▶ To do: Write out the data below exactly as given, without any of its pictures.

Rows from a dataset of charts and code:
— START —

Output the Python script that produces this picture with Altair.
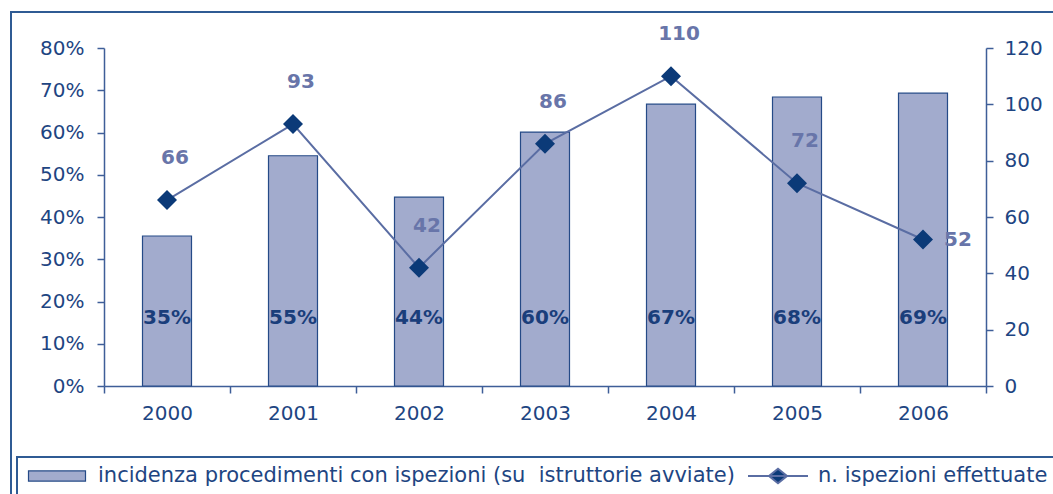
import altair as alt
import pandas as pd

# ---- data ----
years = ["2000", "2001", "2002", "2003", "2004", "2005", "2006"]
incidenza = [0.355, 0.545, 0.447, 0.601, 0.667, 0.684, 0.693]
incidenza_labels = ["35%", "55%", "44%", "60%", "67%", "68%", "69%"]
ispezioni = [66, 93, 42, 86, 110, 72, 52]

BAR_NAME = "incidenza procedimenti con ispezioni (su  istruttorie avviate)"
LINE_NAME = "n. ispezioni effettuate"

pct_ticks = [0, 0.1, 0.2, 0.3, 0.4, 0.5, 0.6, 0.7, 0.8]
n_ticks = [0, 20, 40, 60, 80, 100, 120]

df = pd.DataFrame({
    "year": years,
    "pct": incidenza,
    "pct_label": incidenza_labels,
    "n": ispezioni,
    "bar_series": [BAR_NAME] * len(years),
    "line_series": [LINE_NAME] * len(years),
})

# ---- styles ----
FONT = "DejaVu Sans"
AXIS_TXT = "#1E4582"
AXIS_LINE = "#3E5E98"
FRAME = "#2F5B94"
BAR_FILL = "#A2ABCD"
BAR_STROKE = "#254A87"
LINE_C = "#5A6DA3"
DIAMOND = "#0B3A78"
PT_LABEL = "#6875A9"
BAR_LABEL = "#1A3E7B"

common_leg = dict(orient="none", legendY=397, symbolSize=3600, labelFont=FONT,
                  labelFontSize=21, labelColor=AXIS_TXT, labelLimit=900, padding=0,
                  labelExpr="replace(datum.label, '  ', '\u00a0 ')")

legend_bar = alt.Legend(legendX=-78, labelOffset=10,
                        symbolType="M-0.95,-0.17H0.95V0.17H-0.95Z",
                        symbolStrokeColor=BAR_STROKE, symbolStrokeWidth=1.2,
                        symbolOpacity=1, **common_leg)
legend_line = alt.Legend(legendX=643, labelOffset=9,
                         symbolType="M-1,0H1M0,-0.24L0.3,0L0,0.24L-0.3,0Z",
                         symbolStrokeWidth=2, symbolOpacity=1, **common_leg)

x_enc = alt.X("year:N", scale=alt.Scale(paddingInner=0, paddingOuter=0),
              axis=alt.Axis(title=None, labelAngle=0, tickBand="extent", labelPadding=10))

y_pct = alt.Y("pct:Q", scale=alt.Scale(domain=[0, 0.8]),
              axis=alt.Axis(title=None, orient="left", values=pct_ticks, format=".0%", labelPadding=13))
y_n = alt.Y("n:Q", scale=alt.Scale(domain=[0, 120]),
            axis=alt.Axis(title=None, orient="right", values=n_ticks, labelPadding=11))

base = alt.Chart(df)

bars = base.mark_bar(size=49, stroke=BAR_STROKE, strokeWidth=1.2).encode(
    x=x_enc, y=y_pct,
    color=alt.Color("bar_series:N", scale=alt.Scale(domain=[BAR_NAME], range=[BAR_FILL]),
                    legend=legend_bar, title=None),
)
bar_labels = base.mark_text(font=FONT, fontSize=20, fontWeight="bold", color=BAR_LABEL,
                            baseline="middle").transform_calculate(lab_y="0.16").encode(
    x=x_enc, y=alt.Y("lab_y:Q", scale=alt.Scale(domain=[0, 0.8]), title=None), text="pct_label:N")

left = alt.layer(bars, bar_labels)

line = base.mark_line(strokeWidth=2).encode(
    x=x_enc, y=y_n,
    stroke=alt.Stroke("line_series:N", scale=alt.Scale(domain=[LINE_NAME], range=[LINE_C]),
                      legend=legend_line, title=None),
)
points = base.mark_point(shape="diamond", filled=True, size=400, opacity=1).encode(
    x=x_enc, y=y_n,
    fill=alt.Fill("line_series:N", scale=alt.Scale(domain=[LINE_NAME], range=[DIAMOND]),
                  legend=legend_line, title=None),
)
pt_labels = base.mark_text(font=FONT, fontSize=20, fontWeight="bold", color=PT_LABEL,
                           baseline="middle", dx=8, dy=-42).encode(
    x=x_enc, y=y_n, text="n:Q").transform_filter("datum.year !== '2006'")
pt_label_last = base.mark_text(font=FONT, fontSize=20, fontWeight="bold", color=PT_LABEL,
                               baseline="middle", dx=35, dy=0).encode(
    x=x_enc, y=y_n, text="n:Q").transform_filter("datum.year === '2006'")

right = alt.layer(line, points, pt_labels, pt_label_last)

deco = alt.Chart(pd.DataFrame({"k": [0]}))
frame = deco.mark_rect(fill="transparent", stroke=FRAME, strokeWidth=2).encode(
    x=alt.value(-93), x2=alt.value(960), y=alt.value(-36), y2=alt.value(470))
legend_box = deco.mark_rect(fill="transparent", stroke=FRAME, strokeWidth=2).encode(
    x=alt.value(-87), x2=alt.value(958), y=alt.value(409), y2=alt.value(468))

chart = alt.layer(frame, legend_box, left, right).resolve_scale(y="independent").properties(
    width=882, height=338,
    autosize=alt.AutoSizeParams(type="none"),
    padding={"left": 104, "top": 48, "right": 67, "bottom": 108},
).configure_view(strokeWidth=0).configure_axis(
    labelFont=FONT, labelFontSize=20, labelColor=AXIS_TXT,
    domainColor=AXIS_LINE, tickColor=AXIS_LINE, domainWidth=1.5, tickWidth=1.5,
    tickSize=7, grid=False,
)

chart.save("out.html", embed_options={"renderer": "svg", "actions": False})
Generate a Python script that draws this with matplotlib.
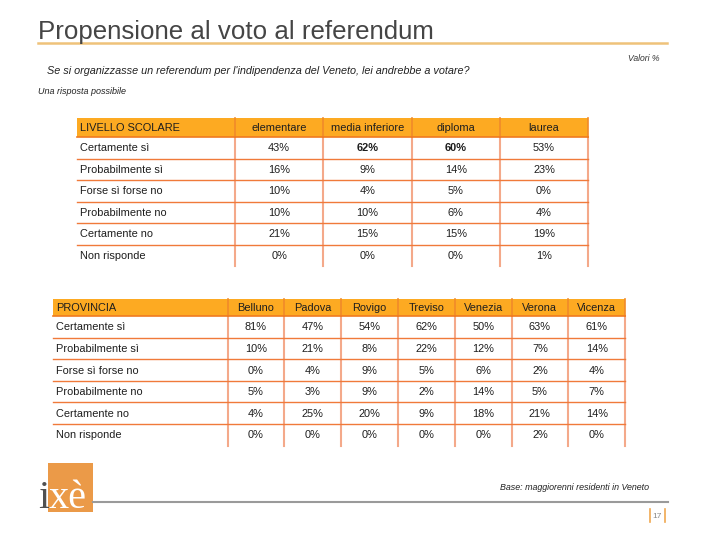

— END —

▶ The response:
Output the Python script that produces this picture with Altair.
import altair as alt
import pandas as pd

# ---- data ----
years = ["2000", "2001", "2002", "2003", "2004", "2005", "2006"]
incidenza = [0.355, 0.545, 0.447, 0.601, 0.667, 0.684, 0.693]
incidenza_labels = ["35%", "55%", "44%", "60%", "67%", "68%", "69%"]
ispezioni = [66, 93, 42, 86, 110, 72, 52]

BAR_NAME = "incidenza procedimenti con ispezioni (su  istruttorie avviate)"
LINE_NAME = "n. ispezioni effettuate"

pct_ticks = [0, 0.1, 0.2, 0.3, 0.4, 0.5, 0.6, 0.7, 0.8]
n_ticks = [0, 20, 40, 60, 80, 100, 120]

df = pd.DataFrame({
    "year": years,
    "pct": incidenza,
    "pct_label": incidenza_labels,
    "n": ispezioni,
    "bar_series": [BAR_NAME] * len(years),
    "line_series": [LINE_NAME] * len(years),
})

# ---- styles ----
FONT = "DejaVu Sans"
AXIS_TXT = "#1E4582"
AXIS_LINE = "#3E5E98"
FRAME = "#2F5B94"
BAR_FILL = "#A2ABCD"
BAR_STROKE = "#254A87"
LINE_C = "#5A6DA3"
DIAMOND = "#0B3A78"
PT_LABEL = "#6875A9"
BAR_LABEL = "#1A3E7B"

common_leg = dict(orient="none", legendY=397, symbolSize=3600, labelFont=FONT,
                  labelFontSize=21, labelColor=AXIS_TXT, labelLimit=900, padding=0,
                  labelExpr="replace(datum.label, '  ', '\u00a0 ')")

legend_bar = alt.Legend(legendX=-78, labelOffset=10,
                        symbolType="M-0.95,-0.17H0.95V0.17H-0.95Z",
                        symbolStrokeColor=BAR_STROKE, symbolStrokeWidth=1.2,
                        symbolOpacity=1, **common_leg)
legend_line = alt.Legend(legendX=643, labelOffset=9,
                         symbolType="M-1,0H1M0,-0.24L0.3,0L0,0.24L-0.3,0Z",
                         symbolStrokeWidth=2, symbolOpacity=1, **common_leg)

x_enc = alt.X("year:N", scale=alt.Scale(paddingInner=0, paddingOuter=0),
              axis=alt.Axis(title=None, labelAngle=0, tickBand="extent", labelPadding=10))

y_pct = alt.Y("pct:Q", scale=alt.Scale(domain=[0, 0.8]),
              axis=alt.Axis(title=None, orient="left", values=pct_ticks, format=".0%", labelPadding=13))
y_n = alt.Y("n:Q", scale=alt.Scale(domain=[0, 120]),
            axis=alt.Axis(title=None, orient="right", values=n_ticks, labelPadding=11))

base = alt.Chart(df)

bars = base.mark_bar(size=49, stroke=BAR_STROKE, strokeWidth=1.2).encode(
    x=x_enc, y=y_pct,
    color=alt.Color("bar_series:N", scale=alt.Scale(domain=[BAR_NAME], range=[BAR_FILL]),
                    legend=legend_bar, title=None),
)
bar_labels = base.mark_text(font=FONT, fontSize=20, fontWeight="bold", color=BAR_LABEL,
                            baseline="middle").transform_calculate(lab_y="0.16").encode(
    x=x_enc, y=alt.Y("lab_y:Q", scale=alt.Scale(domain=[0, 0.8]), title=None), text="pct_label:N")

left = alt.layer(bars, bar_labels)

line = base.mark_line(strokeWidth=2).encode(
    x=x_enc, y=y_n,
    stroke=alt.Stroke("line_series:N", scale=alt.Scale(domain=[LINE_NAME], range=[LINE_C]),
                      legend=legend_line, title=None),
)
points = base.mark_point(shape="diamond", filled=True, size=400, opacity=1).encode(
    x=x_enc, y=y_n,
    fill=alt.Fill("line_series:N", scale=alt.Scale(domain=[LINE_NAME], range=[DIAMOND]),
                  legend=legend_line, title=None),
)
pt_labels = base.mark_text(font=FONT, fontSize=20, fontWeight="bold", color=PT_LABEL,
                           baseline="middle", dx=8, dy=-42).encode(
    x=x_enc, y=y_n, text="n:Q").transform_filter("datum.year !== '2006'")
pt_label_last = base.mark_text(font=FONT, fontSize=20, fontWeight="bold", color=PT_LABEL,
                               baseline="middle", dx=35, dy=0).encode(
    x=x_enc, y=y_n, text="n:Q").transform_filter("datum.year === '2006'")

right = alt.layer(line, points, pt_labels, pt_label_last)

deco = alt.Chart(pd.DataFrame({"k": [0]}))
frame = deco.mark_rect(fill="transparent", stroke=FRAME, strokeWidth=2).encode(
    x=alt.value(-93), x2=alt.value(960), y=alt.value(-36), y2=alt.value(470))
legend_box = deco.mark_rect(fill="transparent", stroke=FRAME, strokeWidth=2).encode(
    x=alt.value(-87), x2=alt.value(958), y=alt.value(409), y2=alt.value(468))

chart = alt.layer(frame, legend_box, left, right).resolve_scale(y="independent").properties(
    width=882, height=338,
    autosize=alt.AutoSizeParams(type="none"),
    padding={"left": 104, "top": 48, "right": 67, "bottom": 108},
).configure_view(strokeWidth=0).configure_axis(
    labelFont=FONT, labelFontSize=20, labelColor=AXIS_TXT,
    domainColor=AXIS_LINE, tickColor=AXIS_LINE, domainWidth=1.5, tickWidth=1.5,
    tickSize=7, grid=False,
)

chart.save("out.html", embed_options={"renderer": "svg", "actions": False})
Generate a Python script that draws this with matplotlib.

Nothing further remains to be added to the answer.